Firenze – A tre anni esatti dalla tragica morte di Saman Abbas arriva come una doccia fredda la motivazione sulla sentenza depositata dalla Corte di Assise di Reggio Emilia che ha portato a dicembre scorso la condanna all’ergastolo dei suoi genitori: il padre Abbas Shabbar, la madre Shaheen Nazia, e a 16 anni di detenzione lo zio Danish Hasnain. Secondo i giudici ad uccidere nella notte tra il 30 aprile e il 1 maggio 2021 nel paese di Novellara la giovane diciottenne sarebbe stata la madre. Un fatto supportato da dei filmati in cui la donna si incammina con la figlia al buio verso un vialetto dopo aver fermato il coniuge con un gesto deciso affinché lui non le seguisse.
Inoltre nelle 600 pagine il movente del delitto, non sarebbe ascrivibile al rifiuto della ragazza alle nozze combinate con un lontano cugino in Pakistan, quanto al timore di una nuova fuga, la seconda di Saman, ma che questa volta sarebbe stata vissuta dalla famiglia come un’onta. “Se vi è un dato che l’istruttoria e la dialettica processuale – le uniche deputate a farlo – hanno consentito di chiarire è che Saman Abbas non è stata uccisa per essersi opposta ad un matrimonio combinato/forzato», ha precisato la Corte. “Le sentenze si rispettano, -così Stefania Ascari, deputata e componente della Commissione Parlamentare d’Inchiesta sul Femminicidio nonché su ogni forma di violenza di genere, e prima firmataria della legge Saman che include il matrimonio forzato nell’elenco dei reati che prevedono il rilascio del permesso di soggiorno alle vittime di violenza domestica, -ma si possono commentare. Questa veramente non trova una logica nel momento in cui chi ha seguito il processo ha potuto toccare con mano il totale annullamento dell’autodeterminazione di Saman e la costrizione nei riguardi della stessa di farla sposare con un uomo che lei non conosceva e non amava. E non si comprende veramente per quale motivo ci sia stata data questa spiegazione che è paradossale”.
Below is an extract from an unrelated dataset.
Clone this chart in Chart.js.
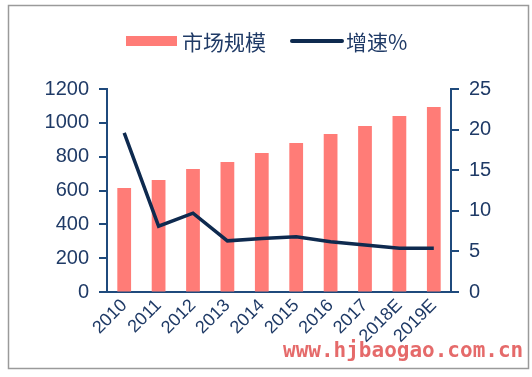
<!DOCTYPE html>
<html>
<head>
<meta charset="utf-8">
<script src="https://cdn.jsdelivr.net/npm/chart.js@4/dist/chart.umd.min.js"></script>
<style>
  html, body { margin: 0; padding: 0; background: #fff; }
  #wrap { position: relative; width: 532px; height: 377px; }
</style>
</head>
<body>
<div id="wrap"><canvas id="chart"></canvas></div>
<script>
// market size (bars, left axis) and growth rate (line, right axis)
const years = ['2010', '2011', '2012', '2013', '2014', '2015', '2016', '2017', '2018E', '2019E'];
const marketSize = [615, 662, 727, 768, 822, 881, 934, 981, 1040, 1094];
const growthRate = [19.6, 8.1, 9.7, 6.3, 6.6, 6.8, 6.2, 5.8, 5.4, 5.4];
const leftTicks = [0, 200, 400, 600, 800, 1000, 1200];
const rightTicks = [0, 5, 10, 15, 20, 25];

const barColor = '#FF7C77';
const lineColor = '#0E2A4F';
const axisColor = '#1F4A7C';
const tickFont = "'Liberation Sans', Arial, sans-serif";

// frame, legend, outer tick marks and watermark drawn by hand
const decorPlugin = {
    id: 'decor',
    afterDraw: function (chart) {
        const ctx = chart.ctx;
        const area = chart.chartArea;
        ctx.save();
        // outer frame
        ctx.strokeStyle = '#9a9a9a';
        ctx.lineWidth = 1.5;
        ctx.strokeRect(8.5, 5.5, 520, 363);

        // tick marks on both value axes
        const yl = chart.scales.y;
        const yr = chart.scales.y1;
        ctx.fillStyle = axisColor;
        leftTicks.forEach(function (v) {
            const py = Math.round(yl.getPixelForValue(v));
            ctx.fillRect(area.left - 8, py - 1, 8, 2);
        });
        rightTicks.forEach(function (v) {
            const py = Math.round(yr.getPixelForValue(v));
            ctx.fillRect(area.right, py - 1, 8, 2);
        });

        // legend
        ctx.fillStyle = barColor;
        ctx.fillRect(126, 36, 51, 10);
        ctx.strokeStyle = lineColor;
        ctx.lineWidth = 4;
        ctx.lineCap = 'round';
        ctx.beginPath();
        ctx.moveTo(292, 41);
        ctx.lineTo(342, 41);
        ctx.stroke();
        ctx.fillStyle = '#1F3A66';
        ctx.font = "21px 'Noto Sans CJK SC', sans-serif";
        ctx.textBaseline = 'middle';
        ctx.textAlign = 'left';
        ctx.fillText('市场规模', 182, 42);
        ctx.fillText('增速%', 346, 42);

        // watermark
        ctx.fillStyle = 'rgba(225, 80, 80, 0.85)';
        ctx.font = "bold 21px 'DejaVu Sans Mono', monospace";
        ctx.textAlign = 'left';
        ctx.fillText('www.hjbaogao.com.cn', 283, 352);
        ctx.restore();
    }
};

function plainLabel(value) {
    return String(value);
}

new Chart(document.getElementById('chart'), {
    data: {
        labels: years,
        datasets: [
            {
                type: 'line',
                label: '增速%',
                data: growthRate,
                yAxisID: 'y1',
                borderColor: lineColor,
                backgroundColor: lineColor,
                borderWidth: 3.5,
                pointRadius: 0,
                tension: 0,
                order: 0
            },
            {
                type: 'bar',
                label: '市场规模',
                data: marketSize,
                yAxisID: 'y',
                backgroundColor: barColor,
                barPercentage: 0.4,
                categoryPercentage: 1,
                order: 1
            }
        ]
    },
    options: {
        responsive: true,
        maintainAspectRatio: false,
        animation: false,
        layout: { padding: { top: 89, left: 0, right: 0, bottom: 0 } },
        plugins: {
            legend: { display: false },
            tooltip: { enabled: false }
        },
        scales: {
            x: {
                offset: true,
                afterFit: function (axis) { axis.height = 85; },
                border: { display: true, color: axisColor, width: 2 },
                grid: { display: false, drawTicks: false },
                ticks: {
                    color: '#1F3A66',
                    font: { family: tickFont, size: 18 },
                    autoSkip: false,
                    minRotation: 45,
                    maxRotation: 45,
                    padding: 3
                }
            },
            y: {
                position: 'left',
                min: 0,
                max: 1200,
                afterFit: function (axis) { axis.width = 107; },
                afterBuildTicks: function (axis) {
                    axis.ticks = leftTicks.map(function (v) { return { value: v }; });
                },
                border: { display: true, color: axisColor, width: 2 },
                grid: { drawOnChartArea: false, color: axisColor, tickLength: 8 },
                ticks: {
                    color: '#1F3A66',
                    font: { family: tickFont, size: 20 },
                    padding: 10,
                    callback: plainLabel
                }
            },
            y1: {
                position: 'right',
                min: 0,
                max: 25,
                afterFit: function (axis) { axis.width = 81; },
                afterBuildTicks: function (axis) {
                    axis.ticks = rightTicks.map(function (v) { return { value: v }; });
                },
                border: { display: true, color: axisColor, width: 2 },
                grid: { drawOnChartArea: false, color: axisColor, tickLength: 8 },
                ticks: {
                    color: '#1F3A66',
                    font: { family: tickFont, size: 20 },
                    padding: 10,
                    callback: plainLabel
                }
            }
        }
    },
    plugins: [decorPlugin]
});
</script>
</body>
</html>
Sulla stessa linea Ebla Ahmed presidente dell’associazione Senza Veli sulla Lingua, sostenitrice della legge Saman e prima donna in Italia a denunciare che la diciottenne di Novellara si poteva salvare se solo si fosse applicato l’articolo 18 bis del testo unico di immigrazione, che tutela le donne immigrate dalla violenza e che si applica quando siano state accertate situazioni di violenza o abuso nei confronti di una straniera. Sulla motivazione Ebla Ahmed ha spiegato: “Saman era andata via da casa e aveva denunciato per maltrattamenti in famiglia il padre perché era stato deciso per lei un matrimonio forzato con cugino in Pakistan. La ragazza era ritornata nella sua abitazione per prendere i documenti e sposarsi con il fidanzato Saquib. Ci sono dei suoi vocali al fidanzato in cui lei dice che ha paura, che ha sentito una conversazione della madre con uno zio in Pakistan e che organizzano il suo assassinio. È chiaro che Saman è stata ammazzata perchè aveva rifiutato un matrimonio combinato. Perché adesso la giustizia vuole cambiare “le carte in tavola “? “.
“Come associazione -prosegue Ebla Ahmed, -sul caso Saman siamo rimasti sconcertati per una serie di fattori: per la lieve condanna allo zio Danish,ritenuto l’esecutore materiale, ad appena 16 anni; per l’assoluzione e l’immediata scarcerazione dei due cugini, ritenuti complici; per il funerale blindato e in forma strettamente privata della ragazza e adesso per questa sentenza. Perchè dire che Saman è stata uccisa dalla mamma per un diverbio d’onore e non per matrimonio forzato?”.
“In questo modo si rischia di annullare il lavoro di chi lotta ogni giorno per l’emersione del triste fenomeno dei matrimoni forzati che nel nostro Paese ancora sussistono in special modo nelle comunità straniere come retaggio di una cultura patriarcale – conclude – aggiungo che al nostro centralino arrivano richieste di giovani donne che ci chiedono di essere protette perché non vogliono accettare un matrimonio imposto dalle loro famiglie. Con questa sentenza,ora, sarà tutto più difficile”.